Dans tous ces domaines, le président Félix Tshisekedi s’est montré plus volontariste. On se rappelle l’espoir suscité par l’alternance avec ces grèves qui se multiplient seulement une semaine après : des fonctionnaires publics qui réclament de nombreux arriérés de salaires.
Difficile d’oublier aussi un Félix Tshisekedi qui refuse de cautionner des bavures policières, notamment à Lubumbashi où une manifestation d’étudiants cause des morts. Des policiers sont jugés sans tarder et condamnés. Le message est alors clair pour tous : le changement. Les Congolais ne pouvaient espérer mieux, après plusieurs décennies de régimes sévères.

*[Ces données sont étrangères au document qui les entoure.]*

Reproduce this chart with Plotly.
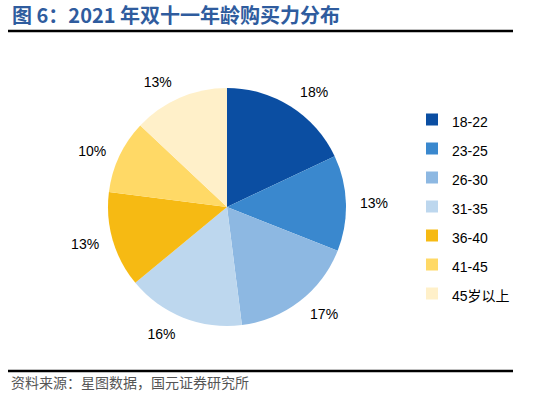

Sur le plan social, le président lance des programmes urgents marquant ses 100 premiers jours au pouvoir, bien qu’en réalité c’est allé au-delà de 100 jours. Des routes prioritaires et urbaines, des ponts, des sauts-de-mouton à Kinshasa censés désengorger les routes de la capitale, ainsi que des logements sociaux des soldats sont amorcés.
Les scandales, les crises, et le retour des vieux démons ?

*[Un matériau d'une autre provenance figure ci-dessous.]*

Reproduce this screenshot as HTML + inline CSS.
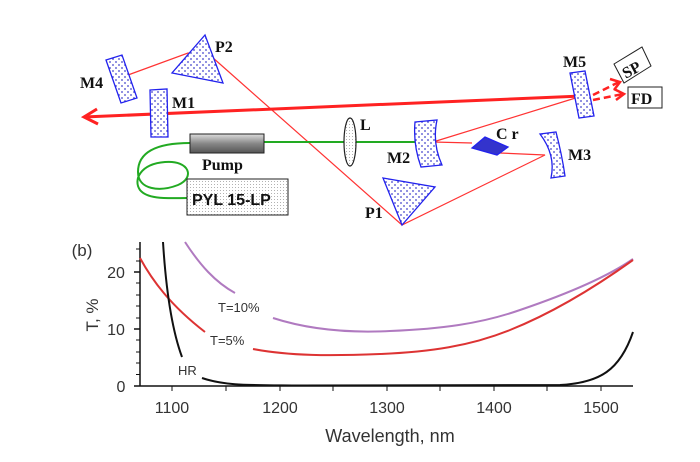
<!DOCTYPE html>
<html><head><meta charset="utf-8"><style>
html,body{margin:0;padding:0;background:#fff;}
svg{display:block;}
.b{font-family:"Liberation Serif",serif;font-weight:bold;font-size:16px;fill:#111;}
.t{font-family:"Liberation Sans",sans-serif;fill:#333;}
</style></head><body>
<svg width="700" height="462" viewBox="0 0 700 462" xmlns="http://www.w3.org/2000/svg">
<defs>
<pattern id="dots" width="6" height="6" patternUnits="userSpaceOnUse"><rect width="6" height="6" fill="#fff"/><circle cx="2" cy="2" r="0.9" fill="#44c"/><circle cx="5" cy="5" r="0.9" fill="#44c"/></pattern>
<pattern id="gd" width="3" height="3" patternUnits="userSpaceOnUse"><rect width="3" height="3" fill="#fff"/><circle cx="1.5" cy="1.5" r="0.5" fill="#999"/></pattern>
<linearGradient id="pg" x1="0" y1="0" x2="0" y2="1"><stop offset="0" stop-color="#ddd"/><stop offset="0.5" stop-color="#888"/><stop offset="1" stop-color="#555"/></linearGradient>
</defs>
<g stroke="#f33" stroke-width="1.2" fill="none">
<polyline points="128,75 188,53 212,57 402,225 545,155 500,153"/>
<line x1="472" y1="143" x2="433" y2="142"/>
<line x1="433" y1="142" x2="582" y2="96"/>
</g>
<g stroke="#2a2" stroke-width="2" fill="none">
<line x1="264" y1="142" x2="433" y2="142"/>
<path d="M190,143 C160,143 138,150 138,172 C138,190 160,192 178,185 C195,178 190,160 165,162 C140,164 133,180 140,190 C148,200 170,198 188,198"/>
</g>
<line x1="582" y1="96" x2="84" y2="117" stroke="#f22" stroke-width="3"/>
<polyline points="97,109 84,117 98,124" fill="none" stroke="#f22" stroke-width="3"/>
<g stroke="#f22" stroke-width="2.5" fill="none" stroke-dasharray="7,4">
<line x1="593" y1="95" x2="619" y2="82"/><line x1="593" y1="100" x2="623" y2="94"/>
</g>
<polyline points="610,79 620,82 614,90" fill="none" stroke="#f22" stroke-width="2.5"/>
<polyline points="614,89 624,94 616,100" fill="none" stroke="#f22" stroke-width="2.5"/>
<g stroke="#22e" stroke-width="1.3" fill="url(#dots)">
<polygon points="106,60 122,55 137,98 121,103"/>
<polygon points="205,35 223,83 172,73"/>
<polygon points="150,90 167,89 168,137 151,137"/>
<polygon points="570,73 585,71 594,116 579,118"/>
<polygon points="383,178 435,187 402,225"/>
<path d="M415,122 L437,120 Q432,143 442,165 L421,167 Q413,145 415,122 Z"/>
<path d="M540,134 L556,132 Q562,155 565,176 L551,178 Q556,155 540,134 Z"/>
<polygon points="472,148 485,137 508,147 497,155" fill="#33c"/>
</g>
<ellipse cx="350" cy="142" rx="6" ry="24" fill="url(#gd)" stroke="#222" stroke-width="1.2"/>
<rect x="190" y="134" width="74" height="19" fill="url(#pg)" stroke="#222"/>
<rect x="187" y="179" width="101" height="36" fill="url(#gd)" stroke="#222"/>
<text x="192" y="205" font-family="Liberation Sans,sans-serif" font-weight="bold" font-size="16" fill="#111">PYL 15-LP</text>
<polygon points="614,64 642,47 651,66 624,83" fill="#fff" stroke="#222"/>
<text x="621" y="74" class="b" transform="rotate(-28 633 67)">SP</text>
<rect x="628" y="87" width="34" height="21" fill="#fff" stroke="#222"/>
<text x="631" y="104" class="b">FD</text>
<text x="80" y="88" class="b">M4</text>
<text x="215" y="52" class="b">P2</text>
<text x="172" y="108" class="b">M1</text>
<text x="202" y="170" class="b">Pump</text>
<text x="360" y="130" class="b">L</text>
<text x="365" y="218" class="b">P1</text>
<text x="387" y="163" class="b">M2</text>
<text x="496" y="139" class="b">C r</text>
<text x="568" y="160" class="b">M3</text>
<text x="563" y="67" class="b">M5</text>
<g stroke="#111" stroke-width="1.5" fill="none">
<line x1="140" y1="242" x2="140" y2="386"/><line x1="140" y1="386" x2="633" y2="386"/>
<line x1="134" y1="386" x2="140" y2="386"/><line x1="134" y1="329" x2="140" y2="329"/><line x1="134" y1="272" x2="140" y2="272"/>
</g>
<g stroke="#111" stroke-width="1">
<line x1="136" y1="374.5" x2="140" y2="374.5"/><line x1="136" y1="363" x2="140" y2="363"/><line x1="136" y1="352" x2="140" y2="352"/><line x1="136" y1="340" x2="140" y2="340"/>
<line x1="136" y1="318" x2="140" y2="318"/><line x1="136" y1="306" x2="140" y2="306"/><line x1="136" y1="295" x2="140" y2="295"/><line x1="136" y1="283" x2="140" y2="283"/>
<line x1="136" y1="261" x2="140" y2="261"/><line x1="136" y1="249" x2="140" y2="249"/>
<line x1="172" y1="386" x2="172" y2="391"/><line x1="226" y1="386" x2="226" y2="391"/><line x1="280" y1="386" x2="280" y2="391"/><line x1="333" y1="386" x2="333" y2="391"/><line x1="387" y1="386" x2="387" y2="391"/><line x1="440" y1="386" x2="440" y2="391"/><line x1="494" y1="386" x2="494" y2="391"/><line x1="547" y1="386" x2="547" y2="391"/><line x1="601" y1="386" x2="601" y2="391"/>
</g>
<g class="t" font-size="16" text-anchor="middle">
<text x="172" y="413">1100</text><text x="280" y="413">1200</text><text x="387" y="413">1300</text><text x="494" y="413">1400</text><text x="601" y="413">1500</text>
<text x="121" y="392">0</text><text x="116" y="335">10</text><text x="116" y="278">20</text>
<text x="390" y="442" font-size="18">Wavelength, nm</text>
<text x="82" y="256" font-size="17">(b)</text>
<text transform="translate(98 315) rotate(-90)" font-size="17">T, %</text>
</g>
<g fill="none" stroke-width="2">
<path d="M185,242 C200,265 215,282 235,293" stroke="#b07ac0"/>
<path d="M273,318 C310,330 350,333 390,331 C440,329 480,324 520,310 C570,293 610,275 633,259" stroke="#b07ac0"/>
<path d="M140,258 C152,280 170,305 205,332" stroke="#d33"/>
<path d="M253,349 C290,356 330,356 380,354 C430,352 470,346 510,330 C560,310 605,280 633,260" stroke="#d33"/>
<path d="M163,242 C166,290 172,330 182,357" stroke="#111"/>
<path d="M202,378 C225,386 250,385 300,385.5 L560,385 C600,383 620,370 633,332" stroke="#111"/>
</g>
<g class="t" font-size="13">
<text x="218" y="312">T=10%</text><text x="210" y="345">T=5%</text><text x="178" y="375">HR</text>
</g>
</svg>
</body></html>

Sur le plan politique, le président Félix Tshisekedi ne réussit pas vraiment à démarrer son mandat. Ses 100 premiers jours passent, il ne réussit pas à former le gouvernement, même s’il vient de nommer un Premier ministre, Sylvestre Ilunga, proposé par son allié le Front commun pour le Congo, majoritaire au Parlement. Le chef de l’Etat fait face à sa première limite structurelle : le FCC donne des signes qu’il ne lui fera pas de cadeau. On notera, sur le plan politique, des événements majeurs :
- Une trop rapide réapparition de son prédécesseur Joseph Kabila qui s’est retiré dans sa ferme de Kingakati, près de Kinshasa : il discute plusieurs fois avec lui, et les apparitions de Kabila semblent lui faire de l’ombre et fâchent parmi les partisans du nouveau président ;
- Un gouvernement d’une soixantaine de membres est formé après d’interminables discussions et même de premiers affrontements dans les rues de Kinshasa et de Lubumbashi, entre des militants de l’UDPS, parti présidentiel, et du PPRD du président sortant ;
- Les médias alertent sur la disparition de 15 millions de dollars sur des fonds destinés aux pétroliers en guise de compensation au gel des prix à la pompe. Les membres du gouvernement sortant sont cités, et Vital Kamerhe en tête, le bras droit du nouveau président qui prêche la lutte contre la corruption.
- D’autres scandales éclateront aussi au cours de cette première année : l’annonce de la célébration de l’an 1 de l’alternance devant coûter 6 millions de dollars ; des dépassements budgétaires excessifs, l’octroi des contrats publics sans appels d’offres d’après l’Observatoire des dépenses publiques, etc.
Anniversaire dans la controverse
Au final, l’an 1 de l’alternance se termine dans la controverse. Lors de sa dernière visite en Europe, le président Tshisekedi a brandi la menace de dissolution du Parlement si ses alliés du FCC continuent à bloquer ses actions.
De son côté, le FCC, par la voix de la présidente de l’Assemblée nationale, menace aussi de destituer le chef de l’Etat. Depuis le 20 janvier, à 4 jours seulement de cet anniversaire de l’alternance au pouvoir, les deux camps qui gouvernent ensemble vivent à couteaux tirés.
Ces crises ont ainsi suscité, chez les Congolais qui redoutaient une forte emprise de l’ancien régime sur le mandat de Félix Tshisekedi, le sentiment que le Congo n’avance pas. Mais en une année, Félix Tshisekedi l’a dit dans son discours sur l’état de la nation et cela peut se vérifier : le Congo s’est rouvert au monde et semble à nouveau fréquentable.